They called it the Manx Crewe. The nickname was a joke and also exactly true - this junction, tucked into a Manx village beside Tynwald Hill, was where three separate railway companies' lines converged on a network only thirty miles across. The Isle of Man Railway's Peel line came in from the east. The Manx Northern Railway swept down from Ramsey in the north. The Foxdale Railway arrived from the south, looping over the others on a stone bridge that still stands. On busy days all three platform faces could be occupied at once, with locomotives being uncoupled, recoupled, and shuffled between trains bound for different parts of the island. For something this small, St John's was extraordinarily busy.
There were really three stations at St John's, though only one was in continuous use until the end. The original wooden building went up in 1873 to serve the Peel Line, built to the same modest design as the station at Crosby - a waiting shelter with accommodation for the station master, a passing loop, and not much else. Six years later the Manx Northern Railway arrived from Ramsey, and for a few odd years the two operations stitched themselves together. The 1873 building was relocated south of the running lines. A small signal box was added, controlled by a ten-lever Stevens and Co. frame, and the railwaymen called it the Point Box. When the working agreement between the two companies ended, the Manx Northern built its own separate station to the west of the level crossing. By 1884 it had been replaced again, this time on the alignment of the Foxdale Railway, which was then under construction. The history is the kind that only railway enthusiasts can fully untangle - three companies, three sites, decades of revisions, and only the original 1873 station serving traffic right up to closure.

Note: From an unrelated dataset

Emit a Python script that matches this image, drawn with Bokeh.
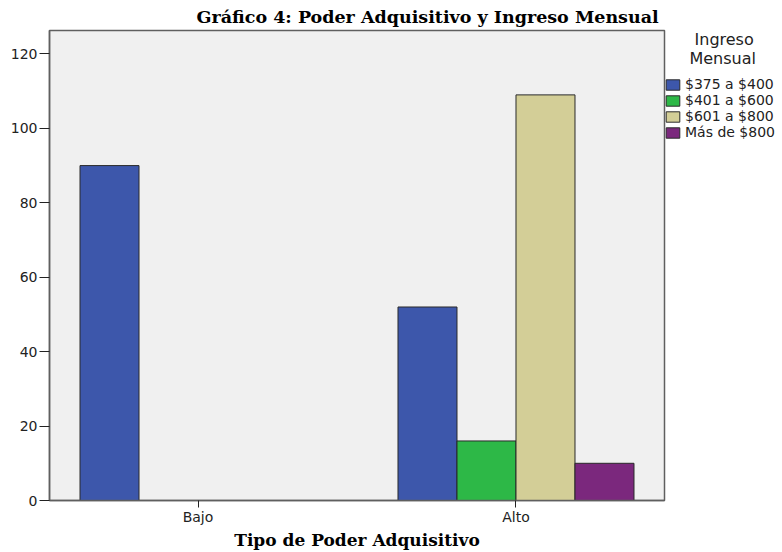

The single busiest day each year was Tynwald Day on 5 July, when thousands travelled to St John's for the open-air parliament ceremony just up the road. The railway threw the whole network at the problem. Trains ran from dawn until well after midnight. Every available carriage went into service - and on the busiest occasions, passengers travelled in open cattle vans, in goods wagons, and in withdrawn carriages pressed back into reluctant duty. The other railway tradition here was the Race. Trains heading west to Peel and trains heading north to Ramsey were timetabled to depart within minutes of each other, their main lines running parallel for some distance before diverging. Officially one always left first. Unofficially, drivers held back so the two could depart together - and then, with the official timings forgotten, they raced. The westbound Peel train always won, because the track ran downhill all the way to the western terminus. The Race is statically recreated today during the Manx Heritage Transport Festival at Douglas, on a spur called Peel East.

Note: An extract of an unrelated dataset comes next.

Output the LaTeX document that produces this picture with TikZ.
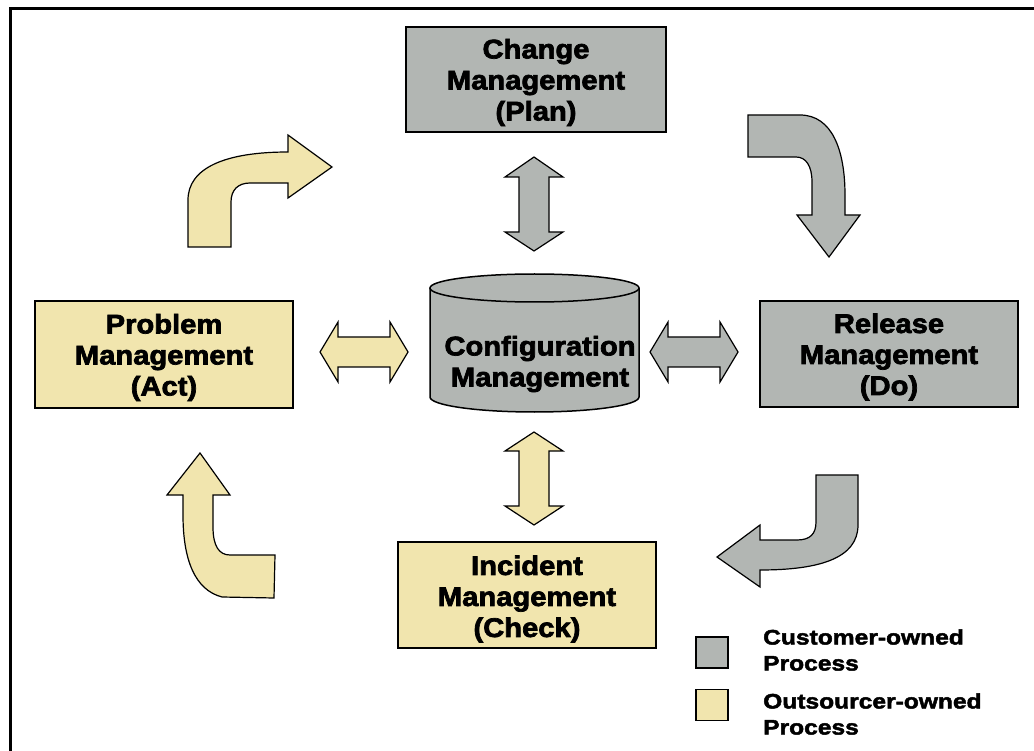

For the railway's final decades, the station master at St John's was George Albert Crellin. He was born on 2 November 1897, and by retirement in 1968 - the year the network ceased ordinary operations - he had become one of the most photographed figures on the line. He cycled to the signal box each morning. He bought the original Foxdale Railway station house, which had stopped being a station after amalgamation, and lived there with his wife Olga Evelyn. Crellin features in nearly every late photograph of the station: friendly, unhurried, a man whose working life had been the railway and whose retirement remained tangled with it. He died on 24 February 1974. The house he bought is still in his family today.

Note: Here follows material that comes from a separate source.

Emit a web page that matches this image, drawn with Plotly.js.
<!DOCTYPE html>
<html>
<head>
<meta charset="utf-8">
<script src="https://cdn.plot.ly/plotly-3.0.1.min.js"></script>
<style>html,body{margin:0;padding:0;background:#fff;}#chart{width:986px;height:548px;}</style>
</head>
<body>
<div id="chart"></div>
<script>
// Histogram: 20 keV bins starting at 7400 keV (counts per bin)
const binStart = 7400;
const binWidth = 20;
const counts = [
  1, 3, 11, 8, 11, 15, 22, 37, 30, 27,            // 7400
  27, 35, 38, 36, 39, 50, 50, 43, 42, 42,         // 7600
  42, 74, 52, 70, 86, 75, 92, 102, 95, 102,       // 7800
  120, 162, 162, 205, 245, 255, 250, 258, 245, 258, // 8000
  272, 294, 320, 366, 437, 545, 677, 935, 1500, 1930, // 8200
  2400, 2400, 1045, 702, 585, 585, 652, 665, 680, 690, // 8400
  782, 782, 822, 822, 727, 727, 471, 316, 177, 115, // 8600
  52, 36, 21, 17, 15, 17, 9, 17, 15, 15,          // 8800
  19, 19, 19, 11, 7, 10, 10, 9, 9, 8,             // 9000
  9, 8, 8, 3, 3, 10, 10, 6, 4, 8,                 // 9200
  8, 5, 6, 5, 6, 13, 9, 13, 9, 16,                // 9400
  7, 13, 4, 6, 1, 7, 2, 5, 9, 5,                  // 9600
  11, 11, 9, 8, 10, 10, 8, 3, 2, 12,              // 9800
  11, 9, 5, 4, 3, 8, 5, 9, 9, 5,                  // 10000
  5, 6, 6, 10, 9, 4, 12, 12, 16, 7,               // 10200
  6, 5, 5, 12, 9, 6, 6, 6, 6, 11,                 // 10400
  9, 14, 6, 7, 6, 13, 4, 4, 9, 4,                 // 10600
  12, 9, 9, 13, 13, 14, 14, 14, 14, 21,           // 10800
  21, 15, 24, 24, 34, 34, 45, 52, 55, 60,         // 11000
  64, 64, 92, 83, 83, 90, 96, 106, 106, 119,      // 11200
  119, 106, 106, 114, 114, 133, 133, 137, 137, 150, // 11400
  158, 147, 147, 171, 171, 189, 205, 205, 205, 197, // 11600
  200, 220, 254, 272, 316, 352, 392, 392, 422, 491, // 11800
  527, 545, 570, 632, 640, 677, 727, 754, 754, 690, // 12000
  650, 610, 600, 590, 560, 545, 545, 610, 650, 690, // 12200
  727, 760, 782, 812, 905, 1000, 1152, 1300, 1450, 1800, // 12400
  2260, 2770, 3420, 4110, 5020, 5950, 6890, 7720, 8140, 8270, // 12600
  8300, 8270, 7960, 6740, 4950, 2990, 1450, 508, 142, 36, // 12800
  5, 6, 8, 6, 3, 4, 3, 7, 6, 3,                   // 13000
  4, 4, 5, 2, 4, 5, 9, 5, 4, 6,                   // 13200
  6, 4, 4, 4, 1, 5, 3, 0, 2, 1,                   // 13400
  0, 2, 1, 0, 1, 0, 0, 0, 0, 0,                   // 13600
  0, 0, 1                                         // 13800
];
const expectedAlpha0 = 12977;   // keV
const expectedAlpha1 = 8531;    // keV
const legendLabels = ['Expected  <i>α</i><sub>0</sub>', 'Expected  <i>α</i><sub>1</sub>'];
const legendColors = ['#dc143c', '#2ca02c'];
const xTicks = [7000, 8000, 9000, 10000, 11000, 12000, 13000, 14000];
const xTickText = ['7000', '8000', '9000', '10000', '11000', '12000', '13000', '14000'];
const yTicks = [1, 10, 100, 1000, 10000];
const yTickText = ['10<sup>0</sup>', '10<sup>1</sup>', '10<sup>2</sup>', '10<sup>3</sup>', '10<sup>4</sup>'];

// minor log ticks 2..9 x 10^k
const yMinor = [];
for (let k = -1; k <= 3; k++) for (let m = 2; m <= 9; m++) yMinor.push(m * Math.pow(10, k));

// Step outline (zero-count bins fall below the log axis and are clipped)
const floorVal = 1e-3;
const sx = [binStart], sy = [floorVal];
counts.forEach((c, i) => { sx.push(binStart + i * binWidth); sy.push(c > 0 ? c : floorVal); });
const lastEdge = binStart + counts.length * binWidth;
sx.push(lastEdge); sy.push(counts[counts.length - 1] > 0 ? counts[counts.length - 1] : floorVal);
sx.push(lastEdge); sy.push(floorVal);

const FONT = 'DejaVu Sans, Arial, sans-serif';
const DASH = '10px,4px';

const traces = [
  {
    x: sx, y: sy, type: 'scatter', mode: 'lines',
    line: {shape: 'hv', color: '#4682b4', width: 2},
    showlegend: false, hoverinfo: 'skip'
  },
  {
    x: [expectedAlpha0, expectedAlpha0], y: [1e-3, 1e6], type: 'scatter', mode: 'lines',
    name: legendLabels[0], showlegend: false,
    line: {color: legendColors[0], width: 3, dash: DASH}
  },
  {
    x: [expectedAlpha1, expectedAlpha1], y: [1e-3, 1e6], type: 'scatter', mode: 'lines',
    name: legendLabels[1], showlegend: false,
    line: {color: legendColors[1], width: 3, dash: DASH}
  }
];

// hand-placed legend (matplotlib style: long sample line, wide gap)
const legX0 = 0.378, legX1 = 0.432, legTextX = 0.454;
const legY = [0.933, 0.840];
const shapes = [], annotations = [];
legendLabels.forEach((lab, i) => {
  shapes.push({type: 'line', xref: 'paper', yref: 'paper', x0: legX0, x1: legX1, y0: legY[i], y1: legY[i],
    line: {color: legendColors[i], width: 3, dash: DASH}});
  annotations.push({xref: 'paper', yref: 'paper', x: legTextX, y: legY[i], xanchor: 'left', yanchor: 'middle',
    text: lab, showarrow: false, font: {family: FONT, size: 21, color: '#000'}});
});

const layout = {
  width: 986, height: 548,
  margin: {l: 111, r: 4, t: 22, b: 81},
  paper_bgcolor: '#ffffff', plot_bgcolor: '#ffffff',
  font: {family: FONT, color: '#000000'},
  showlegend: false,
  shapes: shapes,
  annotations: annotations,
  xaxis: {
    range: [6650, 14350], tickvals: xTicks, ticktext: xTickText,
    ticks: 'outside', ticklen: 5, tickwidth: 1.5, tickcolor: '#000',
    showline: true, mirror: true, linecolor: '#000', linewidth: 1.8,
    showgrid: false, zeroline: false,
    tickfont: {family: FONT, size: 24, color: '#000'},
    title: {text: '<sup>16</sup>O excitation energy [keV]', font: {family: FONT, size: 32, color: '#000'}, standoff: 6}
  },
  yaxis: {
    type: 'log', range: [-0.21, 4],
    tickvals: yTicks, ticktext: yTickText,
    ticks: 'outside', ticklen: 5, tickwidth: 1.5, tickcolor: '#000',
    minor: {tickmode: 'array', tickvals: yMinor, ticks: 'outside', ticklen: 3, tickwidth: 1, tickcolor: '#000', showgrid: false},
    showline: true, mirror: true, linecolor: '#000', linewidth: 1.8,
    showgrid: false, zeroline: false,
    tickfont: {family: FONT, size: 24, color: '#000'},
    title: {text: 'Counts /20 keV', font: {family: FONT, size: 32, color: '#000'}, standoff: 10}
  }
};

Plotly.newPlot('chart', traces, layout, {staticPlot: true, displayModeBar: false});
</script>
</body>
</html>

After services ceased in 1968, the carriage shed at St John's became a storage yard for surplus rolling stock. A disastrous fire on 10 December 1975 destroyed many of the historic carriages still kept there - a controlled burn the following June disposed of what was left. The 1873 timber station and the stone-built points box were removed at the same time. The site became a car park, used heavily for Tynwald Day overflow. Today only the Foxdale Line's overbridge remains at the eastern end, along with a few fragments of an old advertisement hoarding. The Foxdale Railway station building survives across the road as a private house. A new primary school - Bunscoill Rhumsaa's sister, opened by Queen Elizabeth II in 2003 - now occupies part of the site. The line could, in theory, be reinstated, but the station would have to be relocated. Trains have not stopped at the Manx Crewe in over fifty years. The unofficial races they once ran out of it have moved to a different stretch of rail.
Coordinates 54.201 N, 4.639 W in the central valley of the Isle of Man, immediately south of Tynwald Hill. The station site is now a primary school and car park, but the surviving Foxdale Line overbridge and the level crossing remnants are visible from low altitude. Ronaldsway Airport (EGNS) is about 9 nautical miles southeast; recommended altitude 1,500-2,500 ft AGL. The A1 Douglas-Peel road passes immediately north of the former site.